When the BJP came to power in May 2014, Arun Jaitley said exactly the opposite. He said it was high time the Supreme Court legislated on Section 377 and abolished it. Today, the Supreme Court has done just that. While hearing the curative petition for repealing Section 377, the Chief Justice of India, who was part of the five-judge bench that heard the case, said the Supreme Court intended to stop prosecuting people for consensual 'unnatural' sex. Hats off to the Supreme Court for saying that! Obviously, two previous judgments, the one that gave rights to transgender people in April 2014, and the recent one that held that the right to privacy was a fundamental right, served as the backdrop to today's ruling.


But, what about the government and its contradictions? While Jaitley sounded as if he was in favour of getting rid of Section 377, his colleague Subramaniam Swamy made it clear that he wanted it retained. He trivialised the issue by saying that the legalisation of homosexuality would lead to a proliferation of gay bars!


Likewise, when the Congress was in power at the Centre, the health and home ministries took opposite positions in relation to Section 377. The health ministry wanted homosexuality to be decriminalised so that the spread of AIDS would be contained. But, the home ministry continued to maintain that homosexuality was against Indian culture, in spite of so much evidence to the contrary, provided, for example in the seminal work Same Sex Love in India: Readings from Literature and History, edited by Ruth Vanita and Saleem Kidwai. Pre-colonial India never criminalized homosexuality. It was openly depicted in the temple sculpture of Khajuraho and in the Kama Sutra.

Coming to the present time, the way the Narendra Modi government put the onus of scrapping Section 377 on the Supreme Court, made it seem as if it was hiding behind the Supreme Court.

Many of us felt that if the government was serious about scrapping antiquated laws, as it claimed, why was it sitting on the fence vis-a-vis Section 377? If it could take a stand on triple talaq, we asked, why not on Section 377?

But of course we knew the answers to these questions. How could the BJP oppose the RSS's anti-gay view, which held that homosexuality was against the interests of Hindutva? How could it challenge the president of the Hindu Mahasabha who myopically said that Hinduism was opposed to homosexuality?
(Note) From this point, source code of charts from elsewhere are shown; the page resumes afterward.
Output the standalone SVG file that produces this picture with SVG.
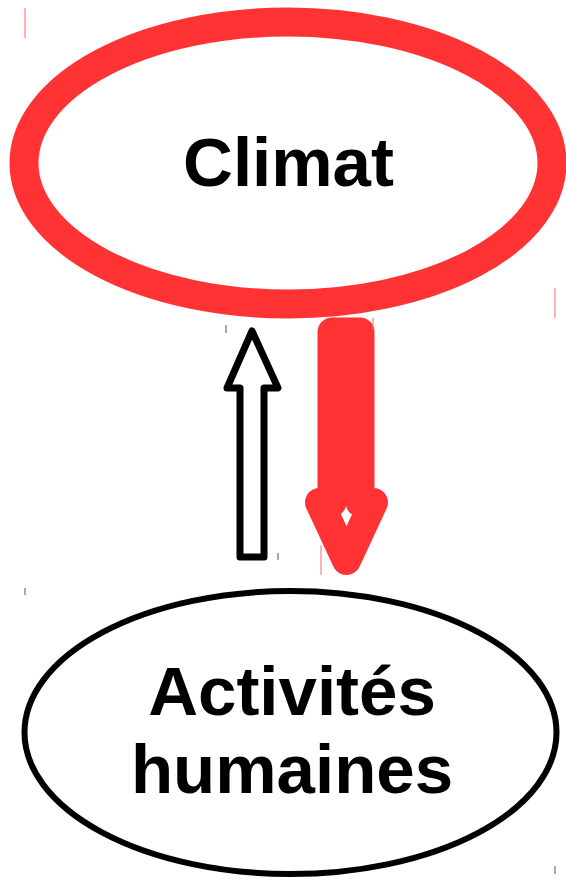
<svg xmlns="http://www.w3.org/2000/svg" width="566" height="885" viewBox="0 0 566 885">
<style>
.lbl{font-family:"Liberation Sans",Arial,sans-serif;font-weight:bold;font-size:69px;fill:#000;text-anchor:middle}
.tickr{stroke:#ff6666;stroke-width:1}
.tickk{stroke:#555;stroke-width:1}
</style>
<rect width="566" height="885" fill="#fff"/>
<g id="climat">
<ellipse cx="288" cy="163" rx="264" ry="141" fill="#fff" stroke="#ff3333" stroke-width="29"/>
<text class="lbl" x="288.5" y="186">Climat</text>
</g>
<g id="activites">
<ellipse cx="290.5" cy="732.5" rx="266" ry="141.5" fill="#fff" stroke="#000" stroke-width="6"/>
<text class="lbl" x="292" y="715">Activités</text>
<text class="lbl" x="292" y="793">humaines</text>
</g>
<g id="connectors">
<path d="M252,331 L278,388 L264,388 L264,557 L240,557 L240,388 L227,388 Z" fill="#fff" stroke="#000" stroke-width="7" stroke-linejoin="round"/>
<path d="M332,332 L360,332 L360,502.5 L373.5,502.5 L346.5,560.5 L319.5,502.5 L332,502.5 Z" fill="#fff" stroke="#ff3333" stroke-width="29" stroke-linejoin="round"/>
</g>
<g id="marks">
<line class="tickr" x1="25" y1="8" x2="25" y2="38"/>
<line class="tickr" x1="555" y1="288" x2="555" y2="318"/>
<line class="tickr" x1="373" y1="318" x2="373" y2="330"/>
<line class="tickr" x1="321" y1="545" x2="321" y2="575"/>
<line class="tickk" x1="226" y1="325" x2="226" y2="333"/>
<line class="tickk" x1="278" y1="553" x2="278" y2="560"/>
<line class="tickk" x1="25" y1="588" x2="25" y2="595"/>
<line class="tickk" x1="555" y1="866" x2="555" y2="874"/>
</g>
</svg>
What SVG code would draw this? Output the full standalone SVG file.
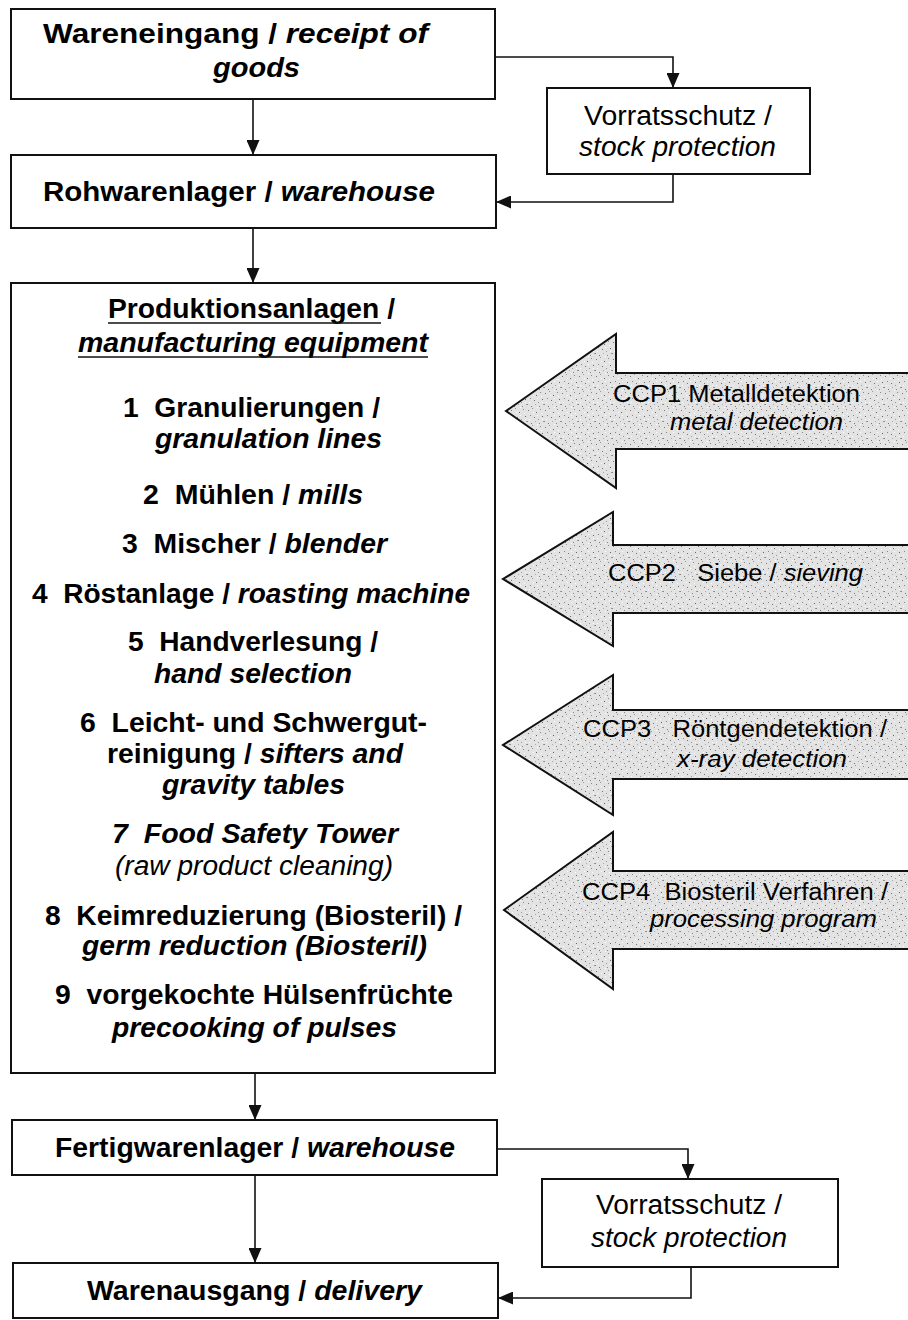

Had the general elections not been around the corner, the BJP government would have probably taken a more proactive view in favour of retaining Section 377. But with the elections less than a year away, the ruling party realizes that it must steer clear of controversy. So in a way we are lucky that the case was heard now, only a few months before the next general elections.

The LGBTQ community in India is happy that the government left the decision to scrap Section 377 to the court. But it would have been happier if the government took a more progressive stand on the issue. This would have distanced us from countries like Iran, Iraq, Syria, Afghanistan and Pakistan where homosexuality is still punished with death. Instead, it would have put us on a par with the U.K., the U.S.A., France, Germany, Canada and Spain, where, not only is homosexuality legal, but gay marriage is also recognized.

Today the LGBTQ community in India has had the last laugh. We are in a position to show our thumbs to jokers like Baba Ramdev and Ajay Gautam. When Justice A. P. Shah read down Section 377 in July 2009, famously pointing out that public morality was different from constitutional morality, wasn't it Baba Ramdev who inanely said that next we would want that men be allowed to have sex with animals? Hopefully, Baba Ramdev and others of his ilk have got the answer to this question today. No, we do not want to have sex with animals, sir, because, even if we did, animals cannot give us their consent. Today's verdict by the Supreme Court is all about consensual sex between adults.

(R. Raj Rao is the author of the cult novel The Boyfriend, regarded as India's first gay novel. The iconic film BomGay directed by the late Riyad Wadia, was based on his poems).